Data:
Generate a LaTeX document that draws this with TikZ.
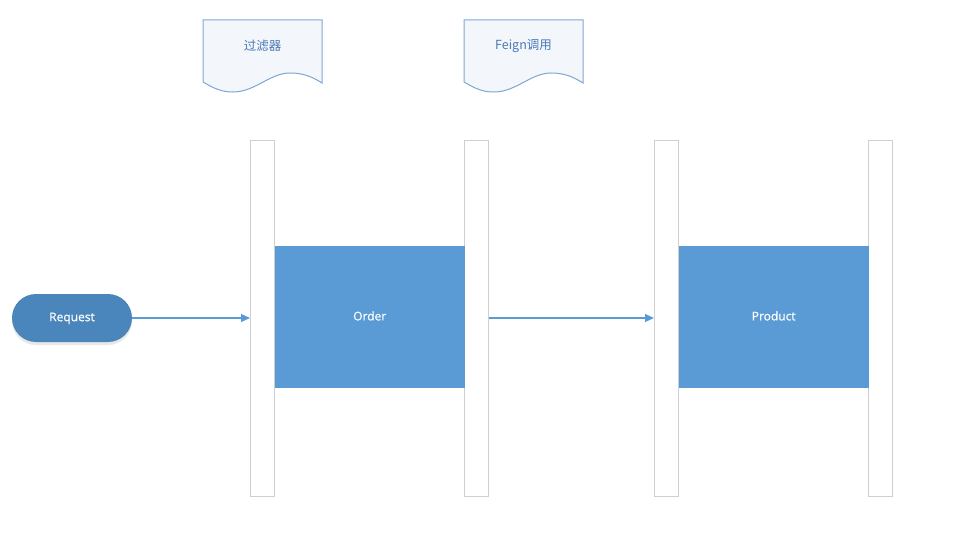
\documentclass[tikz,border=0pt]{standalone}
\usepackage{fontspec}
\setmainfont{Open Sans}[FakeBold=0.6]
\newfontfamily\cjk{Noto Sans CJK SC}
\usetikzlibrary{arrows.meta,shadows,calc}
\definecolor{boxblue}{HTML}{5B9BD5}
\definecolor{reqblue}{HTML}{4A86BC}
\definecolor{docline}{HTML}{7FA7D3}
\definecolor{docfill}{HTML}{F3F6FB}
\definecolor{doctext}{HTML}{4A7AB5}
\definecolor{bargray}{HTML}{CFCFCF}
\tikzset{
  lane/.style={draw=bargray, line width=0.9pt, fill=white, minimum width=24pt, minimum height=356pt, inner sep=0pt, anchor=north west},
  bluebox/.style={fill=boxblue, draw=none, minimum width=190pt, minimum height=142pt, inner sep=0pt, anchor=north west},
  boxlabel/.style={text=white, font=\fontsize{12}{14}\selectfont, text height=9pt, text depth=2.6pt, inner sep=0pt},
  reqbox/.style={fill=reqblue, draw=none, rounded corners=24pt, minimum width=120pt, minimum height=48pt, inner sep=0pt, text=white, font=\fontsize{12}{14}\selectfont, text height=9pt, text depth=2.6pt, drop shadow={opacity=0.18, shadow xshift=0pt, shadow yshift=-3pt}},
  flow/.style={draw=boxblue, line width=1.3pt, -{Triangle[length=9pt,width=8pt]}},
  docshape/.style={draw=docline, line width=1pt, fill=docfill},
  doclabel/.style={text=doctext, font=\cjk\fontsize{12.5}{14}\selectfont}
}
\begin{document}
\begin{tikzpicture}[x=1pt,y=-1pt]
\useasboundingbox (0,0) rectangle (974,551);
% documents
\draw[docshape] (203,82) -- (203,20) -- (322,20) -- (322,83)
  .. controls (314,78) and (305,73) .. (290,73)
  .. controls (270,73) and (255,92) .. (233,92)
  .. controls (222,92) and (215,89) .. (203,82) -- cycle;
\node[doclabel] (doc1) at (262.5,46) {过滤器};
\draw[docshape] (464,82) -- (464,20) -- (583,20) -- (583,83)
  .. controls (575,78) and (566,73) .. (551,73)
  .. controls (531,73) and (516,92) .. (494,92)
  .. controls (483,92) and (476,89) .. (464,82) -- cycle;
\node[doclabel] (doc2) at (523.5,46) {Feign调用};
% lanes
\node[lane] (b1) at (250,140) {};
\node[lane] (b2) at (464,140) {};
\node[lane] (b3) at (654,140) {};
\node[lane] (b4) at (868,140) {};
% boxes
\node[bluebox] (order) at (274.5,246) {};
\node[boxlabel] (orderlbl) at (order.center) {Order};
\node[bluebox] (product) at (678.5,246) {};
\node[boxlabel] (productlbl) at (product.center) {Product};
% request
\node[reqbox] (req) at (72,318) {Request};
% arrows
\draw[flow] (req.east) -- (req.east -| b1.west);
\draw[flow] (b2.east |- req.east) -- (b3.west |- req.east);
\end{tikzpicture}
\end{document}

Do this: Quote all the lines above exactly as given. Do not include the pictures.

Answer:
Generate a LaTeX document that draws this with TikZ.
\documentclass[tikz,border=0pt]{standalone}
\usepackage{fontspec}
\setmainfont{Open Sans}[FakeBold=0.6]
\newfontfamily\cjk{Noto Sans CJK SC}
\usetikzlibrary{arrows.meta,shadows,calc}
\definecolor{boxblue}{HTML}{5B9BD5}
\definecolor{reqblue}{HTML}{4A86BC}
\definecolor{docline}{HTML}{7FA7D3}
\definecolor{docfill}{HTML}{F3F6FB}
\definecolor{doctext}{HTML}{4A7AB5}
\definecolor{bargray}{HTML}{CFCFCF}
\tikzset{
  lane/.style={draw=bargray, line width=0.9pt, fill=white, minimum width=24pt, minimum height=356pt, inner sep=0pt, anchor=north west},
  bluebox/.style={fill=boxblue, draw=none, minimum width=190pt, minimum height=142pt, inner sep=0pt, anchor=north west},
  boxlabel/.style={text=white, font=\fontsize{12}{14}\selectfont, text height=9pt, text depth=2.6pt, inner sep=0pt},
  reqbox/.style={fill=reqblue, draw=none, rounded corners=24pt, minimum width=120pt, minimum height=48pt, inner sep=0pt, text=white, font=\fontsize{12}{14}\selectfont, text height=9pt, text depth=2.6pt, drop shadow={opacity=0.18, shadow xshift=0pt, shadow yshift=-3pt}},
  flow/.style={draw=boxblue, line width=1.3pt, -{Triangle[length=9pt,width=8pt]}},
  docshape/.style={draw=docline, line width=1pt, fill=docfill},
  doclabel/.style={text=doctext, font=\cjk\fontsize{12.5}{14}\selectfont}
}
\begin{document}
\begin{tikzpicture}[x=1pt,y=-1pt]
\useasboundingbox (0,0) rectangle (974,551);
% documents
\draw[docshape] (203,82) -- (203,20) -- (322,20) -- (322,83)
  .. controls (314,78) and (305,73) .. (290,73)
  .. controls (270,73) and (255,92) .. (233,92)
  .. controls (222,92) and (215,89) .. (203,82) -- cycle;
\node[doclabel] (doc1) at (262.5,46) {过滤器};
\draw[docshape] (464,82) -- (464,20) -- (583,20) -- (583,83)
  .. controls (575,78) and (566,73) .. (551,73)
  .. controls (531,73) and (516,92) .. (494,92)
  .. controls (483,92) and (476,89) .. (464,82) -- cycle;
\node[doclabel] (doc2) at (523.5,46) {Feign调用};
% lanes
\node[lane] (b1) at (250,140) {};
\node[lane] (b2) at (464,140) {};
\node[lane] (b3) at (654,140) {};
\node[lane] (b4) at (868,140) {};
% boxes
\node[bluebox] (order) at (274.5,246) {};
\node[boxlabel] (orderlbl) at (order.center) {Order};
\node[bluebox] (product) at (678.5,246) {};
\node[boxlabel] (productlbl) at (product.center) {Product};
% request
\node[reqbox] (req) at (72,318) {Request};
% arrows
\draw[flow] (req.east) -- (req.east -| b1.west);
\draw[flow] (b2.east |- req.east) -- (b3.west |- req.east);
\end{tikzpicture}
\end{document}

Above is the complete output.